The center - Mercy says it is the first of its kind in the nation - will provide a hub from which 300 physicians, nurses, specialists and others can offer support and care for patients and physicians in far-flung corners of the country.

“Telemedicine will have a significant impact by letting virtual physicians and nurses be the first point of triage and care for patients in the hospital, emergency room or even at home,” Dr. Tom Hale, executive medical director of Mercy’s telehealth service, stated in a news release.

Mercy estimates that the center will participate in 3 million telehealth visits in the next five years, according to information from the system.

To bring health care to patients who cannot get to the best doctor for what ails them, the center will use in-room, two-way audio, video and computer connections. The center will be able to expedite test results and diagnoses. It even will provide care to some patients in their homes to minimize hospitalizations, Mercy says.

Doctor shortages are a fact of life in western Arkansas and eastern Oklahoma and in many other parts of the country. The proposed osteopathic medical school at Chaffee Crossing is one way of addressing this need locally. The virtual medical center is another.

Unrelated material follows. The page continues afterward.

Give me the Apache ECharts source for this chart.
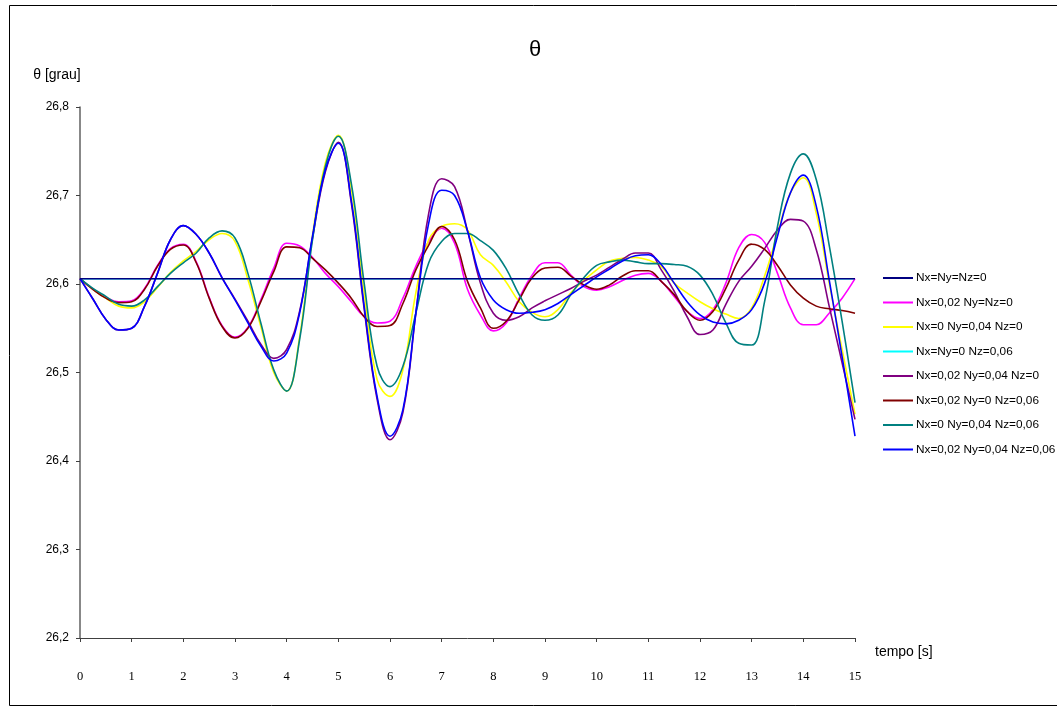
<!DOCTYPE html>
<html>
<head>
<meta charset="utf-8">
<script src="https://cdn.jsdelivr.net/npm/echarts@6/dist/echarts.min.js"></script>
<style>
html,body{margin:0;padding:0;background:#fff;}
#chart{width:1057px;height:715px;}
</style>
</head>
<body>
<div id="chart"></div>
<script>
// ---- data ----
const tempo = [0,0.25,0.5,0.75,1,1.25,1.5,1.75,2,2.25,2.5,2.75,3,3.25,3.5,3.75,4,4.25,4.5,4.75,5,5.25,5.5,5.75,6,6.25,6.5,6.75,7,7.25,7.5,7.75,8,8.25,8.5,8.75,9,9.25,9.5,9.75,10,10.25,10.5,10.75,11,11.25,11.5,11.75,12,12.25,12.5,12.75,13,13.25,13.5,13.75,14,14.25,14.5,14.75,15];
const tempoConst = [0, 15];

const seriesNames = [
  'Nx=Ny=Nz=0',
  'Nx=0,02 Ny=Nz=0',
  'Nx=0 Ny=0,04 Nz=0',
  'Nx=Ny=0 Nz=0,06',
  'Nx=0,02 Ny=0,04 Nz=0',
  'Nx=0,02 Ny=0 Nz=0,06',
  'Nx=0 Ny=0,04 Nz=0,06',
  'Nx=0,02 Ny=0,04 Nz=0,06'
];

const sNull = [26.606, 26.606];
const sNx = [26.606,26.594,26.585,26.580,26.581,26.595,26.621,26.640,26.645,26.625,26.585,26.553,26.540,26.551,26.582,26.618,26.646,26.643,26.630,26.612,26.597,26.580,26.563,26.556,26.558,26.584,26.620,26.648,26.663,26.646,26.594,26.565,26.547,26.556,26.584,26.610,26.624,26.624,26.610,26.597,26.593,26.597,26.604,26.610,26.612,26.603,26.586,26.569,26.561,26.571,26.601,26.641,26.656,26.647,26.612,26.573,26.554,26.554,26.567,26.584,26.606];
const sNy = [26.606,26.594,26.584,26.575,26.573,26.580,26.596,26.613,26.626,26.637,26.650,26.657,26.648,26.605,26.552,26.500,26.479,26.540,26.655,26.737,26.768,26.708,26.590,26.492,26.473,26.503,26.590,26.650,26.665,26.668,26.661,26.633,26.621,26.602,26.580,26.568,26.563,26.571,26.590,26.604,26.616,26.626,26.629,26.630,26.627,26.620,26.601,26.590,26.580,26.572,26.566,26.561,26.573,26.609,26.657,26.703,26.720,26.680,26.601,26.526,26.453];
const sNz = [26.606, 26.606];
const sNxNy = [26.606,26.583,26.560,26.548,26.550,26.575,26.612,26.650,26.666,26.656,26.635,26.607,26.583,26.558,26.532,26.516,26.526,26.569,26.652,26.727,26.760,26.692,26.572,26.470,26.424,26.455,26.567,26.680,26.719,26.710,26.660,26.601,26.567,26.559,26.563,26.573,26.581,26.588,26.595,26.603,26.610,26.619,26.628,26.635,26.635,26.616,26.592,26.563,26.543,26.548,26.577,26.603,26.620,26.640,26.661,26.673,26.671,26.639,26.575,26.511,26.447];
const sNxNz = [26.606,26.594,26.584,26.579,26.580,26.594,26.620,26.639,26.644,26.624,26.584,26.552,26.539,26.550,26.580,26.614,26.642,26.641,26.629,26.616,26.601,26.584,26.563,26.552,26.553,26.578,26.616,26.644,26.665,26.650,26.603,26.573,26.550,26.558,26.582,26.607,26.618,26.619,26.609,26.599,26.594,26.599,26.609,26.615,26.615,26.603,26.588,26.569,26.559,26.569,26.595,26.627,26.645,26.639,26.621,26.599,26.584,26.575,26.572,26.570,26.567];
const sNyNz = [26.606,26.595,26.586,26.577,26.575,26.582,26.597,26.612,26.624,26.635,26.652,26.660,26.652,26.612,26.556,26.503,26.479,26.537,26.650,26.733,26.767,26.714,26.601,26.507,26.484,26.507,26.567,26.624,26.648,26.657,26.657,26.649,26.638,26.617,26.588,26.565,26.559,26.565,26.588,26.607,26.621,26.625,26.627,26.625,26.623,26.623,26.622,26.620,26.610,26.588,26.556,26.533,26.531,26.580,26.665,26.725,26.747,26.718,26.644,26.558,26.466];
const sNxNyNz = [26.606,26.583,26.560,26.548,26.550,26.575,26.612,26.650,26.666,26.656,26.635,26.607,26.582,26.556,26.530,26.513,26.522,26.567,26.654,26.729,26.759,26.695,26.575,26.473,26.428,26.458,26.567,26.669,26.706,26.700,26.660,26.607,26.582,26.571,26.567,26.568,26.571,26.578,26.588,26.598,26.608,26.617,26.626,26.632,26.633,26.622,26.601,26.580,26.565,26.557,26.555,26.559,26.571,26.601,26.654,26.703,26.723,26.688,26.605,26.518,26.428];

const yTicks = [26.2, 26.3, 26.4, 26.5, 26.6, 26.7, 26.8];
const xTicks = [0,1,2,3,4,5,6,7,8,9,10,11,12,13,14,15];

const colors = ['#000080','#FF00FF','#FFFF00','#00FFFF','#800080','#800000','#008080','#0000FF'];

function pairs(xs, ys) { return xs.map((x, i) => [x, ys[i]]); }

const seriesData = [
  pairs(tempoConst, sNull),
  pairs(tempo, sNx),
  pairs(tempo, sNy),
  pairs(tempoConst, sNz),
  pairs(tempo, sNxNy),
  pairs(tempo, sNxNz),
  pairs(tempo, sNyNz),
  pairs(tempo, sNxNyNz)
];

const chart = echarts.init(document.getElementById('chart'), null, {renderer: 'canvas'});

const option = {
  backgroundColor: '#ffffff',
  animation: false,
  color: colors,
  title: {
    text: 'θ',
    left: 524,
    top: 34,
    textStyle: {fontFamily: 'Liberation Sans, Arial, sans-serif', fontSize: 22, fontWeight: 'normal', color: '#000'}
  },
  legend: {
    orient: 'vertical',
    left: 878,
    top: 267,
    itemWidth: 30,
    itemHeight: 12,
    itemGap: 12.5,
    icon: 'path://M0,5 L30,5 L30,7 L0,7 Z',
    textStyle: {fontFamily: 'Liberation Sans, Arial, sans-serif', fontSize: 11.8, color: '#000', padding: [0,0,0,-2]},
    data: seriesNames
  },
  grid: {left: 80, right: 202, top: 107, bottom: 77, containLabel: false},
  xAxis: {
    type: 'value',
    min: 0, max: 15, interval: 1,
    name: 'tempo [s]',
    nameLocation: 'end',
    nameGap: 20,
    nameTextStyle: {fontFamily: 'Liberation Sans, Arial, sans-serif', fontSize: 14, color: '#000', align: 'left', verticalAlign: 'top', padding: [7,0,0,0]},
    axisLine: {show: true, onZero: false, lineStyle: {color: '#404040', width: 1}},
    axisTick: {show: true, length: 4, inside: false, lineStyle: {color: '#404040'}},
    axisLabel: {margin: 32, fontFamily: 'Liberation Serif, Times New Roman, serif', fontSize: 12.5, color: '#000',
      customValues: xTicks},
    splitLine: {show: false}
  },
  yAxis: {
    type: 'value',
    min: 26.2, max: 26.8, interval: 0.1,
    name: 'θ [grau]',
    nameLocation: 'end',
    nameGap: 25,
    nameTextStyle: {fontFamily: 'Liberation Sans, Arial, sans-serif', fontSize: 14, color: '#000', align: 'center', padding: [0,46,0,0]},
    axisLine: {show: true, onZero: false, lineStyle: {color: '#606060', width: 1.5}},
    axisTick: {show: true, length: 4, inside: false, lineStyle: {color: '#404040'}},
    axisLabel: {margin: 11, fontFamily: 'Liberation Sans, Arial, sans-serif', fontSize: 12, color: '#000',
      customValues: yTicks,
      formatter: v => v.toFixed(1).replace('.', ',')},
    splitLine: {show: false}
  },
  series: seriesNames.map((name, i) => ({
    name: name,
    type: 'line',
    data: seriesData[i],
    smooth: 0.4,
    symbol: 'none',
    showSymbol: false,
    z: i === 0 ? 5 : (i === 3 ? 1 : 2),
    lineStyle: {width: 1.6, color: colors[i]},
    itemStyle: {color: colors[i]},
    emphasis: {disabled: true}
  })),
  graphic: [{
    type: 'rect',
    shape: {x: 9.5, y: 5.5, width: 1060, height: 700},
    style: {fill: 'none', stroke: '#000', lineWidth: 1},
    silent: true,
    z: -1
  }]
};
chart.setOption(option);
</script>
</body>
</html>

As patients and caregivers alike grow more comfortable with what telemedicine can do, it will become an increasing part of the health-care package people experience. The change is already underway; from 2007 to 2012, the telemedicine monitoring market grew from a $4.2 billion operation to one worth $10 billion. The expectation is that will increase as the full capabilities of the system are revealed.

We are glad Mercy Fort Smith, the area Mercy clinics, and Mercy community hospitals in Booneville, Ozark, Paris and Waldron will have access to this new way of providing care in underserved areas.